For the purposes of this policy statement the remainder of the
criteria will be considered at the two extremes under the headings:-
(1) "Very Private Funds" (that is closed ended with
a high minimum subscription and offered to a restricted circle
of professional or institutional investors) and
(2) "Very Public Funds" (being those more widely marketed).
However, it must be recognized that there are many variations
lying between these two extremes.
| Very Public
Funds |
Very Private
Funds |
| 2. Track record and relevant experience
of the promoting group |
| The promoter would be expected to demonstrate
relevant experience operating equivalent funds in a jurisdiction
where regulation is deemed to be at least equivalent to that
of Jersey. This requirement will be specially relevant in
the case of specialist funds and those perceived to be high
risk, for example, futures and options funds, property funds
and venture capital funds. The track record of other functionaries
of the fund may also be taken into account. |
The position will
be the same as for public funds. However, where evidence
of a track record is not available for the promoters, it
may be sought in the directors and other persons behind it,
who have perhaps gained such experience in previous employment. |
| 3. Reputation of the promoting
group |
| The organisation's reputation would be expected
to be such that its presence in the Island would contribute
to the Island's good name rather than draw from it. The promoter
should be associated with an organisation it will be concerned
to safeguard. The Commission would be looking for a promoter
which has an international (or at least a national reputation). |
The Commission will
want evidence that the promoters are persons/organisations
held in high regard by the business community in which they
operate. Such evidence can be in the form of newspaper articles,
references. CVs will normally be required. |
| 4. Financial resources of the promoting
group |
| The promoter would be expected to be a member
of a group which has significant substance in the form of
shareholders' funds. It is considered important that the
promoter is associated with an organisation that has the
resources to safeguard its reputation if necessary. |
The Commission will wish to know what financial
resources the promoter has. |
| 5. The spread of ultimate ownership
of the promoting group |
| Promoters in the ownership of or under the
control of a single or a small number of persons are not
likely to be acceptable as promoters of such funds. |
The Commission is unlikely to look favourably
upon a promoter that is in the sole ownership or control
of one individual. |
Note 1 Top
There is no particular significance in the sequence in which the
above aspects are listed. The Commission will take into account
the appropriate balance of all aspects.
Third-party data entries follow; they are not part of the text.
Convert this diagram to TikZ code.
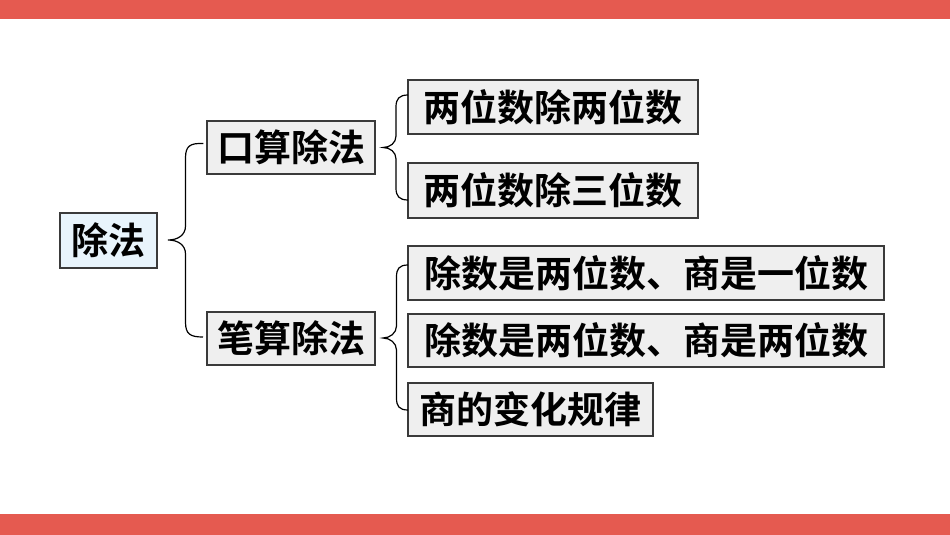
\documentclass[tikz,border=0pt]{standalone}
\usepackage{fontspec}
\newfontfamily\cjkbold{Noto Sans CJK SC Bold}
\definecolor{barred}{HTML}{E55A50}
\definecolor{boxgray}{HTML}{EFEFEF}
\definecolor{boxblue}{HTML}{E8F4FC}
\definecolor{edgegray}{HTML}{3A3A3A}
\tikzset{
  boxnode/.style={draw=edgegray, line width=1.4pt, fill=boxgray, inner sep=0pt,
    font=\cjkbold\fontsize{37}{40}\selectfont, text=black},
  rootnode/.style={boxnode, fill=boxblue},
  bracepath/.style={draw=black, line width=1.2pt},
  bar/.style={fill=barred, draw=none}
}
\begin{document}
\begin{tikzpicture}[x=1pt,y=-1pt]
\useasboundingbox (0,0) rectangle (950,535);
\fill[white] (0,0) rectangle (950,535);
\fill[bar] (0,0) rectangle (950,19);
\fill[bar] (0,514) rectangle (950,535);

\node[rootnode, minimum width=97pt, minimum height=55pt] (chufa) at (108.5,240.5) {除法};
\node[boxnode, minimum width=168pt, minimum height=53pt] (kousuan) at (291,147.5) {口算除法};
\node[boxnode, minimum width=168pt, minimum height=53pt] (bisuan) at (291,338.5) {笔算除法};
\node[boxnode, minimum width=290pt, minimum height=54pt] (k1) at (553,107) {两位数除两位数};
\node[boxnode, minimum width=290pt, minimum height=55pt] (k2) at (553,190.5) {两位数除三位数};
\node[boxnode, minimum width=476pt, minimum height=54pt] (b1) at (646,273) {除数是两位数、商是一位数};
\node[boxnode, minimum width=476pt, minimum height=53pt] (b2) at (646,340.5) {除数是两位数、商是两位数};
\node[boxnode, minimum width=245pt, minimum height=53pt] (b3) at (530.5,409.5) {商的变化规律};

% brace 1: 除法 -> 口算除法 / 笔算除法
\coordinate (t1) at (168,240);
\draw[bracepath] (kousuan.west) ++(-3,-4)
  .. controls (190,143) and (185.5,146) .. (185.5,158)
  -- (185.5,226)
  .. controls (185.5,235) and (178,240) .. (t1)
  .. controls (178,240) and (185.5,245) .. (185.5,254)
  -- (185.5,322)
  .. controls (185.5,334) and (190,337) .. (203,337);

% brace 2: 口算除法 -> two items
\coordinate (t2) at (383,147.5);
\draw[bracepath] (408,95)
  .. controls (399,95) and (396,99) .. (396,107)
  -- (396,136)
  .. controls (396,143) and (390,147.5) .. (t2)
  .. controls (390,147.5) and (396,152) .. (396,159)
  -- (396,188)
  .. controls (396,196) and (399,200) .. (408,200);

% brace 3: 笔算除法 -> three items
\coordinate (t3) at (383,338);
\draw[bracepath] (408,265)
  .. controls (399,265) and (396.5,269) .. (396.5,277)
  -- (396.5,326)
  .. controls (396.5,333) and (390,338) .. (t3)
  .. controls (390,338) and (396.5,343) .. (396.5,350)
  -- (396.5,398)
  .. controls (396.5,406) and (399,410) .. (408,410);
\end{tikzpicture}
\end{document}
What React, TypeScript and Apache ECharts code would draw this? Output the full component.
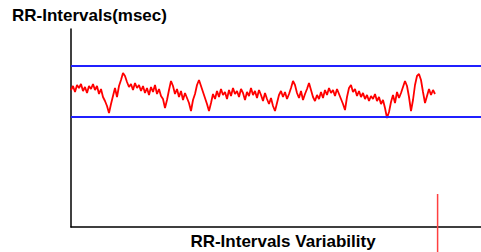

If there is a deficiency
against any one, it may be that this could be compensated for
by strengths in relation to another. In general, it will be for
the applicant to show why the promoter should be regarded as
acceptable and to furnish documentary evidence in support. The
Commission may also seek such evidence independently.
Note 2
With regard to 1 above (type of investor) some of the ways in which
the type of investor may be identified include:-
(a) the level of minimum investment required (although it is recognized
that other factors, such as stock exchange listing requirements,
may demand that this is kept lower than would otherwise be the
case);
(b) the ability of the promoter to provide the Commission with
a list of likely investors;
(c) the manner of any restrictions as to qualifications for investors
(eg. US Accredited Investors);
(d) a clear statement in the prospectus that the fund is only
being offered to professional and institutional investors;
(e) investment being by placement only and suitably appropriate
selection criteria being a contractual obligation on the agent.